## Begin DATA SHOWN

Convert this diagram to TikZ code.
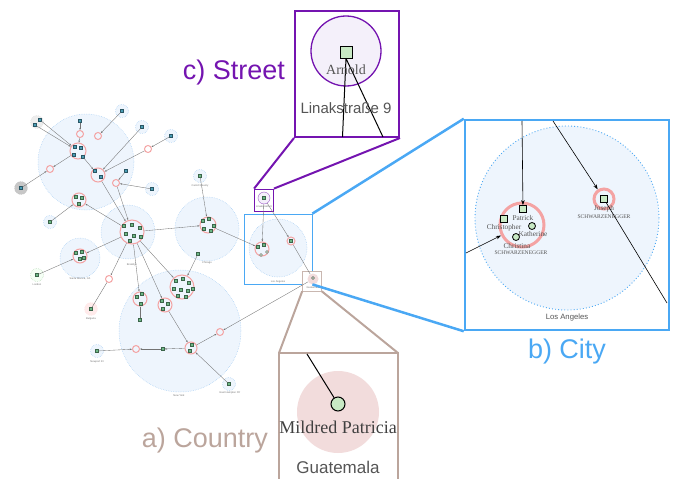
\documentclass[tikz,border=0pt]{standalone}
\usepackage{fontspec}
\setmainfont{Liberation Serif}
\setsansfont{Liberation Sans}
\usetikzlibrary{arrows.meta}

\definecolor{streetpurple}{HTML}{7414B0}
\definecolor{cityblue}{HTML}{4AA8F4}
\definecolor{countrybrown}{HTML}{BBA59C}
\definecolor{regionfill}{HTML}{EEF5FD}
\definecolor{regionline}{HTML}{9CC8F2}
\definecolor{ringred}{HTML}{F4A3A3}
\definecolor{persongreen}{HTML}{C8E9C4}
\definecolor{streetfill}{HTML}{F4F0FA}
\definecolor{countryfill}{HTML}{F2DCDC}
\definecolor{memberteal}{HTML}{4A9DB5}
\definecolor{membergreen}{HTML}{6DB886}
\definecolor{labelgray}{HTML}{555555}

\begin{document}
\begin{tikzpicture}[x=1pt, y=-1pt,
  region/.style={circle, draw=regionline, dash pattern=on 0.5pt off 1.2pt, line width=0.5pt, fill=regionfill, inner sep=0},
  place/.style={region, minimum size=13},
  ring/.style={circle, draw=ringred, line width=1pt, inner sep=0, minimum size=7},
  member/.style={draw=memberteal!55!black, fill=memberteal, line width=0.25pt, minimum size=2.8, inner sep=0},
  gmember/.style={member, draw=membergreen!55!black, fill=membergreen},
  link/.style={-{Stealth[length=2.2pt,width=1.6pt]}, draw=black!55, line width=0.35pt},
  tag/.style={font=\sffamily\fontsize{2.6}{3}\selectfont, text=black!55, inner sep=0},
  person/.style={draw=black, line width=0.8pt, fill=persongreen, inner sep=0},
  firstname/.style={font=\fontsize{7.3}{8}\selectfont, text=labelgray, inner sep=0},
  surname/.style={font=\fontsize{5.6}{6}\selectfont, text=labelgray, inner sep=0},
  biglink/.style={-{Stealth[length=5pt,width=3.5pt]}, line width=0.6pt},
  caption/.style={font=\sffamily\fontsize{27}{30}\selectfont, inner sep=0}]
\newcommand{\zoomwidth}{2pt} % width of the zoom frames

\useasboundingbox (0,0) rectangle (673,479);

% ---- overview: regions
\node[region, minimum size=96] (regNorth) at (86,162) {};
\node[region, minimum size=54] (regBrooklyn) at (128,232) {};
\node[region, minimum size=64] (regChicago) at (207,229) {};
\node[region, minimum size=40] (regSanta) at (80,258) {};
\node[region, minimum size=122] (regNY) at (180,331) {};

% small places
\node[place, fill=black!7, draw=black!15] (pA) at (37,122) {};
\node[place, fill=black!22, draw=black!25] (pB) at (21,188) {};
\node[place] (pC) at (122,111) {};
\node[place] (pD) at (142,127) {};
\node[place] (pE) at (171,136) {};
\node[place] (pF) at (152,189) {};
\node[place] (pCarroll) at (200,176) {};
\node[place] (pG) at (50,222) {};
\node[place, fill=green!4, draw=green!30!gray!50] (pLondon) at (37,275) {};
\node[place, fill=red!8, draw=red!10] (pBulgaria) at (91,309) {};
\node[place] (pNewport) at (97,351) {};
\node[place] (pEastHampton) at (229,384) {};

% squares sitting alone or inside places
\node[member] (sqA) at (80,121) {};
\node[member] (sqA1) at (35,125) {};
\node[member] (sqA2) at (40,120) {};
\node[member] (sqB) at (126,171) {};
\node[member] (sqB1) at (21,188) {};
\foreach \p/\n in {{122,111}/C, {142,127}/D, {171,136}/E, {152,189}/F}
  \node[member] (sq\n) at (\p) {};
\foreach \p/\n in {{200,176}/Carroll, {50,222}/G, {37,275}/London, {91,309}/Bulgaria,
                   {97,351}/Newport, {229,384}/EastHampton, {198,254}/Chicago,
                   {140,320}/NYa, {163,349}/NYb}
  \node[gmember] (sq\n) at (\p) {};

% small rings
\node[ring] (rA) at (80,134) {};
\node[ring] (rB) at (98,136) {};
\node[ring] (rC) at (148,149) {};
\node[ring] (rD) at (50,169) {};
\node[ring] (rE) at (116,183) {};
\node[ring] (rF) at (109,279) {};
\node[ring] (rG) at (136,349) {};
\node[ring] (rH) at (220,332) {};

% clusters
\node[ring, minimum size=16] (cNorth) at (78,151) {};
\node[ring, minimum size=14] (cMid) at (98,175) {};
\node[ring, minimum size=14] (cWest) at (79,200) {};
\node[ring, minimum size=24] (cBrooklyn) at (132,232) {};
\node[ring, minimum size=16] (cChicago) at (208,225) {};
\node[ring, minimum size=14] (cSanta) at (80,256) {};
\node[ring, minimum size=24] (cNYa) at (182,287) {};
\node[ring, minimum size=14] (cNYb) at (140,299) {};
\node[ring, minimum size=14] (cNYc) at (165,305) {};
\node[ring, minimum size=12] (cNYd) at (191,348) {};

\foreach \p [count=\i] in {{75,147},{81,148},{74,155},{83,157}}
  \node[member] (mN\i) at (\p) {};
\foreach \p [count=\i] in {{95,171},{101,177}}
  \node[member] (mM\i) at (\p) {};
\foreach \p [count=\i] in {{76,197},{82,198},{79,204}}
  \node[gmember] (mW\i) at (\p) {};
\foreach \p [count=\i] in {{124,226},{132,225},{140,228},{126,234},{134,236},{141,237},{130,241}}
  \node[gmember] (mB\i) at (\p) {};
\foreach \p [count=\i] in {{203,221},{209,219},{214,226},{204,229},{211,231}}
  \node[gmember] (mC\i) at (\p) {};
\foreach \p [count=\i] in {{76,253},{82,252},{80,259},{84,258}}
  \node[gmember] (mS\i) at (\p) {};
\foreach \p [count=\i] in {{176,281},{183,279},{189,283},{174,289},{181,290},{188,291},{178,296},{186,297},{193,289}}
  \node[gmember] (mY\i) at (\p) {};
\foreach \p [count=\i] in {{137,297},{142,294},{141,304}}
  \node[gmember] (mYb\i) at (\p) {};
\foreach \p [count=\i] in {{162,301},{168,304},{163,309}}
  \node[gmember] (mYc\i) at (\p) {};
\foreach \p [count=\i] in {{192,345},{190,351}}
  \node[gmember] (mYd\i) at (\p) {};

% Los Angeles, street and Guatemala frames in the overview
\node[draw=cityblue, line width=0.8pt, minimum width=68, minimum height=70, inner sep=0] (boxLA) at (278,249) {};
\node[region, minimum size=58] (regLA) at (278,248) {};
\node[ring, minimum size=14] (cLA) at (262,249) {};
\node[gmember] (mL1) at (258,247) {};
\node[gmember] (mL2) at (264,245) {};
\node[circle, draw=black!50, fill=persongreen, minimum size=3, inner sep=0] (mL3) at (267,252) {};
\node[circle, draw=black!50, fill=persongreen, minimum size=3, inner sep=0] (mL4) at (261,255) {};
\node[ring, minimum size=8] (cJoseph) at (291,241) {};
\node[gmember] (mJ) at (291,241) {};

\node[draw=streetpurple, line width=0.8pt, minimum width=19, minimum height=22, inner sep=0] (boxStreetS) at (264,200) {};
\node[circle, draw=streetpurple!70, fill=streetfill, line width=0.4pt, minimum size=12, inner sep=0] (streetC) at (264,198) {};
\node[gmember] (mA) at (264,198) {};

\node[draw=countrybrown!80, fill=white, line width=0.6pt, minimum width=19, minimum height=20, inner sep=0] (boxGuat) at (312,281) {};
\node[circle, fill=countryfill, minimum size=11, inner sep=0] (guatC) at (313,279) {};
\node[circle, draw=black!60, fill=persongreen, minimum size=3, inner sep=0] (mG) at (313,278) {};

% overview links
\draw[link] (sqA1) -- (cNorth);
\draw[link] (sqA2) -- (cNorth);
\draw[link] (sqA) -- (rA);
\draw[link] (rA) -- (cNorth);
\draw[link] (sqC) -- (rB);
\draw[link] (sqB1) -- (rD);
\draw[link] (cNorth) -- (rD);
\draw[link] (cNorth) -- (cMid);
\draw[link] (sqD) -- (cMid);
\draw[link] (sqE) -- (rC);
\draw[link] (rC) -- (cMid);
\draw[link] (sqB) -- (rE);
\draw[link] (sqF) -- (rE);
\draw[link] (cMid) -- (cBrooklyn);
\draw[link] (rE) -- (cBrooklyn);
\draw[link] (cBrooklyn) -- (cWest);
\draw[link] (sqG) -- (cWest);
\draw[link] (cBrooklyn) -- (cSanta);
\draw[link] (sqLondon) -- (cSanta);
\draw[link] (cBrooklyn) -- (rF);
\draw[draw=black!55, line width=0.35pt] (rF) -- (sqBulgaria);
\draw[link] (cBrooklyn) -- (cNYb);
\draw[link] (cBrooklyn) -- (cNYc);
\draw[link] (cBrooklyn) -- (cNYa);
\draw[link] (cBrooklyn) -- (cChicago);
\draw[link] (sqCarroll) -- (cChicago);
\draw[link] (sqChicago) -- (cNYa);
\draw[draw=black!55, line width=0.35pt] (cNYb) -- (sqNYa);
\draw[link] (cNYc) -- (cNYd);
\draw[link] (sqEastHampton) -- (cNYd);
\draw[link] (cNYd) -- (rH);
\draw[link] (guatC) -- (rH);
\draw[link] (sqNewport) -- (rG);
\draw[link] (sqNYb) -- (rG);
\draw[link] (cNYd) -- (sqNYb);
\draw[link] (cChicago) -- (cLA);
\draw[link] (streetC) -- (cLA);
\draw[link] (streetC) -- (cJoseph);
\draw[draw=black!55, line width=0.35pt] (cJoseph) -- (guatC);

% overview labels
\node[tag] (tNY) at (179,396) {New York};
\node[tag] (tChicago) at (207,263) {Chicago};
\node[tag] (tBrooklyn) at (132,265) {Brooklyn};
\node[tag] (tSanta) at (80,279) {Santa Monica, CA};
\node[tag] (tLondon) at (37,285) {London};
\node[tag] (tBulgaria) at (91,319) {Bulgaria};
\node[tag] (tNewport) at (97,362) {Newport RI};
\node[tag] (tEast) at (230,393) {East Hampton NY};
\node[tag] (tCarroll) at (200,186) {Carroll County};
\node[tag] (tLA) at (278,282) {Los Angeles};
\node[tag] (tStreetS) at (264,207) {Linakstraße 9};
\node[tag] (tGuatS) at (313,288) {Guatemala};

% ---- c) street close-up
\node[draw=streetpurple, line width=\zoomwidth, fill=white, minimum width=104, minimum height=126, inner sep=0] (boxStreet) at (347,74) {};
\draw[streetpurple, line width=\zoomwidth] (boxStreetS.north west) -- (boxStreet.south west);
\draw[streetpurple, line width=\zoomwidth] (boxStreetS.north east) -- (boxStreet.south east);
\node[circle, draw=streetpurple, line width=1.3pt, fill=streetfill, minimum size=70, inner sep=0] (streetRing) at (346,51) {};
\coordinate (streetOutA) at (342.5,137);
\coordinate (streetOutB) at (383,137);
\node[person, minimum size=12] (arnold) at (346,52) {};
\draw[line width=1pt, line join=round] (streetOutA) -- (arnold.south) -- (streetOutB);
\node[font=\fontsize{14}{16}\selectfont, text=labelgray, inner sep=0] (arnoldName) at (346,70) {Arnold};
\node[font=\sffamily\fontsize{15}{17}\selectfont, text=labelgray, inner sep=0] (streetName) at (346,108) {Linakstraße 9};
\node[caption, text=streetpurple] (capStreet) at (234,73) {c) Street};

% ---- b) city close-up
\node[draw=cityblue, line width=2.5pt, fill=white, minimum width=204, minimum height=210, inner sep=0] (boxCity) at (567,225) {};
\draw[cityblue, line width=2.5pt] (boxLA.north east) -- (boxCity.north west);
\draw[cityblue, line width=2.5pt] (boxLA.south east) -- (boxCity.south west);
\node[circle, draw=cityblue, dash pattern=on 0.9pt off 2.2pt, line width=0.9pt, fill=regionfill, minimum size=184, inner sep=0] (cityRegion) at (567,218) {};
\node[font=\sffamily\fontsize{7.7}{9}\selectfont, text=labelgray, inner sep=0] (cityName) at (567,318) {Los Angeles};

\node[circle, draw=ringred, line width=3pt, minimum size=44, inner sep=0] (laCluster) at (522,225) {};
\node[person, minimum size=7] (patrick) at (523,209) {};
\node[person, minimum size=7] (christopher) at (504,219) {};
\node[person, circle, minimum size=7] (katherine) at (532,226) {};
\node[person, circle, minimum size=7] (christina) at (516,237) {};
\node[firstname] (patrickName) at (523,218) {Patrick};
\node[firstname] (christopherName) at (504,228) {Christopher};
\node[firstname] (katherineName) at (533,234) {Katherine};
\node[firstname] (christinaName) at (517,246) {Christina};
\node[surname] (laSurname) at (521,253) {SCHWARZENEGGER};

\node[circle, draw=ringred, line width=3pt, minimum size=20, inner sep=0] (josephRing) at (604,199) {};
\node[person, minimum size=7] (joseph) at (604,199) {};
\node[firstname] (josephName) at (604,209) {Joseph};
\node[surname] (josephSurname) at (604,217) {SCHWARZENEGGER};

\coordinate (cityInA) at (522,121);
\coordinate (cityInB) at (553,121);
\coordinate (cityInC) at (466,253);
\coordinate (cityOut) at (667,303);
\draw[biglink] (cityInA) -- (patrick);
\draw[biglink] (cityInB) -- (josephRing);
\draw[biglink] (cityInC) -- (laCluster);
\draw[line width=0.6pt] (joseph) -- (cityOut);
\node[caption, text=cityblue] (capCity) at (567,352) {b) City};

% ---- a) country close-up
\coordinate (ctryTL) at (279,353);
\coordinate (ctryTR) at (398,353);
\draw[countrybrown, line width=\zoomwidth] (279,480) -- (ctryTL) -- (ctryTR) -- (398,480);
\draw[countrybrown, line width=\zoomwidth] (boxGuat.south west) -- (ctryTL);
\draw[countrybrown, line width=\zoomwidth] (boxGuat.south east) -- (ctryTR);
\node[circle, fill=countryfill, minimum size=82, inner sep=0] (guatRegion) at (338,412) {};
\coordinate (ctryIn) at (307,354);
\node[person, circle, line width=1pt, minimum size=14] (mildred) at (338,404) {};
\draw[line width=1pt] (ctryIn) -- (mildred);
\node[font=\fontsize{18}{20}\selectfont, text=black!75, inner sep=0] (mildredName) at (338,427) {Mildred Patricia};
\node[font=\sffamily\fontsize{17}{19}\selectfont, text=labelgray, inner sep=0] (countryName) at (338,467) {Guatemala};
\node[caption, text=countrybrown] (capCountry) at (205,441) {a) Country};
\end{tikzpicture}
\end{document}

## End DATA SHOWN

- EXERCISE BRIEF:
Take the material above from its first line through the line holding "(0,0) rectangle (673,479);" and set it down exactly, without the pictures.

- SOLUTION BELOW:
Convert this diagram to TikZ code.
\documentclass[tikz,border=0pt]{standalone}
\usepackage{fontspec}
\setmainfont{Liberation Serif}
\setsansfont{Liberation Sans}
\usetikzlibrary{arrows.meta}

\definecolor{streetpurple}{HTML}{7414B0}
\definecolor{cityblue}{HTML}{4AA8F4}
\definecolor{countrybrown}{HTML}{BBA59C}
\definecolor{regionfill}{HTML}{EEF5FD}
\definecolor{regionline}{HTML}{9CC8F2}
\definecolor{ringred}{HTML}{F4A3A3}
\definecolor{persongreen}{HTML}{C8E9C4}
\definecolor{streetfill}{HTML}{F4F0FA}
\definecolor{countryfill}{HTML}{F2DCDC}
\definecolor{memberteal}{HTML}{4A9DB5}
\definecolor{membergreen}{HTML}{6DB886}
\definecolor{labelgray}{HTML}{555555}

\begin{document}
\begin{tikzpicture}[x=1pt, y=-1pt,
  region/.style={circle, draw=regionline, dash pattern=on 0.5pt off 1.2pt, line width=0.5pt, fill=regionfill, inner sep=0},
  place/.style={region, minimum size=13},
  ring/.style={circle, draw=ringred, line width=1pt, inner sep=0, minimum size=7},
  member/.style={draw=memberteal!55!black, fill=memberteal, line width=0.25pt, minimum size=2.8, inner sep=0},
  gmember/.style={member, draw=membergreen!55!black, fill=membergreen},
  link/.style={-{Stealth[length=2.2pt,width=1.6pt]}, draw=black!55, line width=0.35pt},
  tag/.style={font=\sffamily\fontsize{2.6}{3}\selectfont, text=black!55, inner sep=0},
  person/.style={draw=black, line width=0.8pt, fill=persongreen, inner sep=0},
  firstname/.style={font=\fontsize{7.3}{8}\selectfont, text=labelgray, inner sep=0},
  surname/.style={font=\fontsize{5.6}{6}\selectfont, text=labelgray, inner sep=0},
  biglink/.style={-{Stealth[length=5pt,width=3.5pt]}, line width=0.6pt},
  caption/.style={font=\sffamily\fontsize{27}{30}\selectfont, inner sep=0}]
\newcommand{\zoomwidth}{2pt} % width of the zoom frames

\useasboundingbox (0,0) rectangle (673,479);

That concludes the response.